Commanders and leaders
- Frederick II of Prussia Friedrich Bogislav von Tauentzien Duke of Bevern: Franz Guasco Leopold Joseph von Daun

Strength
- 25,000: 10,000

Casualties and losses
- 3,033 killed and wounded: Entire army captured or killed 3,552 killed and wounded 9,000 captured(including the wounded)

= Siege of Schweidnitz (1762) =

1762 Third Silesian War siege

The siege of Schweidnitz took place between August and October 1762 during the Third Silesian War, part of the wider Seven Years' War. Prussian forces under the overall command of Frederick II laid siege to the city of Schweidnitz, in an attempt to retake it from an Austrian garrison.

==Background==
Schweidnitz was the anchor of Prussia's position in Silesia during the war, due to its central location and major supply depots. It had been stormed the previous year by Austrian forces under Ernst Gideon von Laudon. The Austrians hoped to hold onto the city as a bargaining chip in any potential peace talks. Frederick was equally determined to recover the city, particularly as the departure of Russia and Sweden from the war allowed him to take the offensive once more.

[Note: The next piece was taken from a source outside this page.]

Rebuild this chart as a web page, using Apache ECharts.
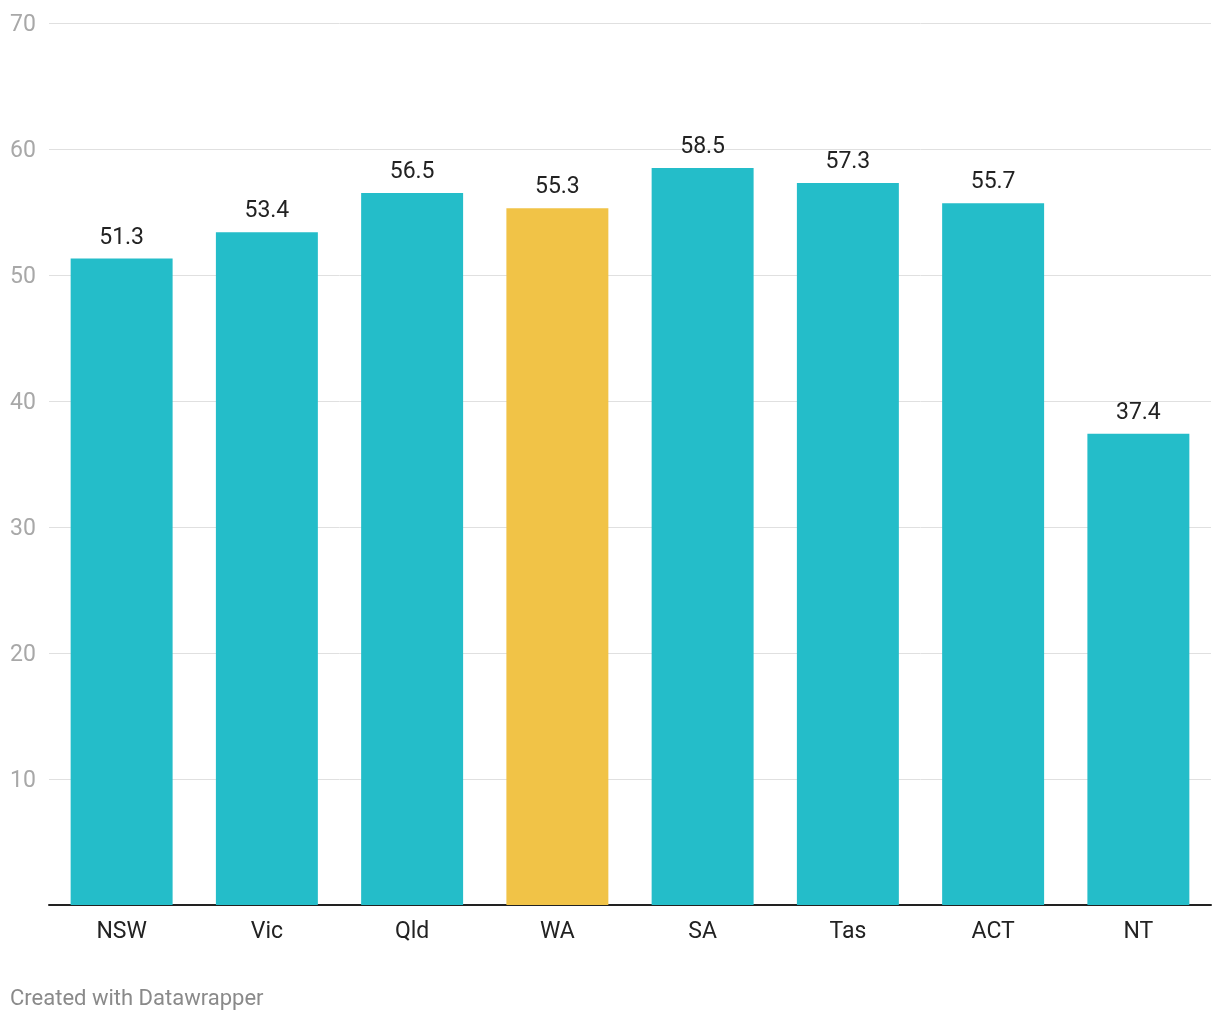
<!DOCTYPE html>
<html>
<head>
<meta charset="utf-8">
<script src="https://cdn.jsdelivr.net/npm/echarts@6/dist/echarts.min.js"></script>
<style>
html,body{margin:0;padding:0;background:#fff;}
#chart{width:1220px;height:1020px;}
</style>
</head>
<body>
<div id="chart"></div>
<script>
const categories = ['NSW','Vic','Qld','WA','SA','Tas','ACT','NT'];
const values = [51.3, 53.4, 56.5, 55.3, 58.5, 57.3, 55.7, 37.4];
const highlight = ['WA'];
const yTicks = [0,10,20,30,40,50,60,70];

const teal = '#24bdc9';
const yellow = '#f1c347';

const chart = echarts.init(document.getElementById('chart'));
chart.setOption({
  animation: false,
  textStyle: {fontFamily: 'Roboto'},
  grid: {left: 49, right: 9, top: 23, bottom: 115, containLabel: false},
  xAxis: {
    type: 'category',
    data: categories,
    axisLine: {lineStyle: {color: '#222', width: 2}},
    axisTick: {show: false},
    axisLabel: {color: '#222', fontSize: 23, margin: 16, fontFamily: 'Roboto'}
  },
  yAxis: {
    type: 'value',
    min: yTicks[0],
    max: yTicks[yTicks.length-1],
    interval: 10,
    axisLine: {show: false},
    axisTick: {show: false},
    splitLine: {lineStyle: {color: '#e0e0e0', width: 1}},
    axisLabel: {
      color: '#a8a8a8', fontSize: 23, align: 'left', margin: 39, fontFamily: 'Roboto',
      verticalAlign: 'top',
      lineHeight: 23,
      padding: [-9, 0, 0, 0],
      formatter: v => v === 0 ? '' : String(v)
    }
  },
  series: [{
    type: 'bar',
    barWidth: '70.2%',
    data: values.map((v,i) => ({
      value: v,
      itemStyle: {color: highlight.includes(categories[i]) ? yellow : teal}
    })),
    label: {
      show: true, position: 'top', distance: 9,
      color: '#222', fontSize: 23, fontFamily: 'Roboto',
      formatter: p => p.value.toFixed(1)
    }
  }],
  graphic: [{
    type: 'text', left: 10, top: 988,
    style: {text: 'Created with Datawrapper', fill: '#8a8a8a', fontSize: 22, fontFamily: 'Roboto'}
  }]
});
</script>
</body>
</html>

==Siege and relief attempts==
Having isolated Schweidnitz from the main Austrian field army under Leopold Joseph von Daun, siege works were begun and a major bombardment commenced on 9 August. He deployed a force under Duke of Bevern to a covering position at Reichenbach where he was able to frustrate Daun's attempts to march to the city's aid in action which produced 1,000 casualties.

Six days after the defeat of this relief attempt, the commander of Schweidnitz offered to surrender the city. However, Frederick rejected his demand that his men be allowed to march away with the honours of war. Frederick demanded instead that the entire garrison surrender as prisoners of war, and the siege continued. In September he threatened to put the garrison to the sword if they did not surrender immediately. The Prussians were able to thwart another major effort by Daun to relieve the garrison.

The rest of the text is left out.